Task directions
Everything from the first line down to the line containing "fig = plt.figure(figsize=(7.15, 5.48), dpi=100)" is to be retyped exactly, both ends included, with pictures left out.

┌──

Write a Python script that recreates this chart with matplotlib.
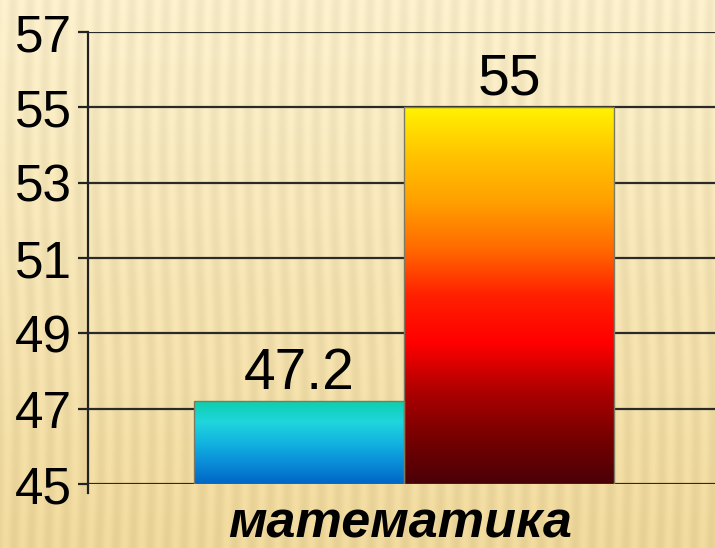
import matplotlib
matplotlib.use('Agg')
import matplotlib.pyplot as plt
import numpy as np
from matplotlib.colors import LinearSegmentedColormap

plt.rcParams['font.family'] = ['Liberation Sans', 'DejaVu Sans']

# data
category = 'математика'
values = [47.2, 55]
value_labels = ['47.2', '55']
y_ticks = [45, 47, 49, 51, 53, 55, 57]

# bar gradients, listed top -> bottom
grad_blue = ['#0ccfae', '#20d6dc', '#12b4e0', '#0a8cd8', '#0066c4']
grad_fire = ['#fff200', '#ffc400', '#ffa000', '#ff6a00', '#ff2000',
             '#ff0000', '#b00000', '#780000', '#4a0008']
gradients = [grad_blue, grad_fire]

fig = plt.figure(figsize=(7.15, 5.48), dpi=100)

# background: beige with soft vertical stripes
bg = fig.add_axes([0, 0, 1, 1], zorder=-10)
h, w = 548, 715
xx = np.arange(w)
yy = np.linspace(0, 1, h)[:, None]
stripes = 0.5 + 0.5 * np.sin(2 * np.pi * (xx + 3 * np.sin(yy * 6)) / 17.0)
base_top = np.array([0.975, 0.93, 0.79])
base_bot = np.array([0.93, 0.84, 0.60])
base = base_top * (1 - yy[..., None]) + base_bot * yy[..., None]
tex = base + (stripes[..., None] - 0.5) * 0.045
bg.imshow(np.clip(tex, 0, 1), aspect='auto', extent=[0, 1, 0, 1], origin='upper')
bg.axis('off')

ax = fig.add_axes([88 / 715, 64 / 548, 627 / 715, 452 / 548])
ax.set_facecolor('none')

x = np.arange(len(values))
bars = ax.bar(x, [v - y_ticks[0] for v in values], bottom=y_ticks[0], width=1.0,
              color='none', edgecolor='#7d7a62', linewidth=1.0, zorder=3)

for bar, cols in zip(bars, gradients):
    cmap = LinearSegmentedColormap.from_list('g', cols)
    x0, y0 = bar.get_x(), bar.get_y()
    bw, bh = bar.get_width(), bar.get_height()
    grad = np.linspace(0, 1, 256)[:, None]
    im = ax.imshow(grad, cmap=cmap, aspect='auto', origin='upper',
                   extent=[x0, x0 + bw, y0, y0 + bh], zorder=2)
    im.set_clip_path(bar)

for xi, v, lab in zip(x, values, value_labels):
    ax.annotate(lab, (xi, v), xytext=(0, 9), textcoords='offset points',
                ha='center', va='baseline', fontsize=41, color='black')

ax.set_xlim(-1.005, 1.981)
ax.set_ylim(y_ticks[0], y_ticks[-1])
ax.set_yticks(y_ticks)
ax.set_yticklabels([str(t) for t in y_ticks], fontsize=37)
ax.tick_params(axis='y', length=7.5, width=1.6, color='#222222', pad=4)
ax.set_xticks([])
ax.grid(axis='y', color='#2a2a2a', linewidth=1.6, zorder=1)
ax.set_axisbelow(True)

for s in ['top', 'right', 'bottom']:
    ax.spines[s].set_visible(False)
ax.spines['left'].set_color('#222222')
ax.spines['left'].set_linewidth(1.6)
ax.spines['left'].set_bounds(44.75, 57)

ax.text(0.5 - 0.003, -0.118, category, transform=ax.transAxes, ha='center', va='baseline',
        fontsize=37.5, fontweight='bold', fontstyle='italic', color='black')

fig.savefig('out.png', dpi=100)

└──

The completed task
Write a Python script that recreates this chart with matplotlib.
import matplotlib
matplotlib.use('Agg')
import matplotlib.pyplot as plt
import numpy as np
from matplotlib.colors import LinearSegmentedColormap

plt.rcParams['font.family'] = ['Liberation Sans', 'DejaVu Sans']

# data
category = 'математика'
values = [47.2, 55]
value_labels = ['47.2', '55']
y_ticks = [45, 47, 49, 51, 53, 55, 57]

# bar gradients, listed top -> bottom
grad_blue = ['#0ccfae', '#20d6dc', '#12b4e0', '#0a8cd8', '#0066c4']
grad_fire = ['#fff200', '#ffc400', '#ffa000', '#ff6a00', '#ff2000',
             '#ff0000', '#b00000', '#780000', '#4a0008']
gradients = [grad_blue, grad_fire]

fig = plt.figure(figsize=(7.15, 5.48), dpi=100)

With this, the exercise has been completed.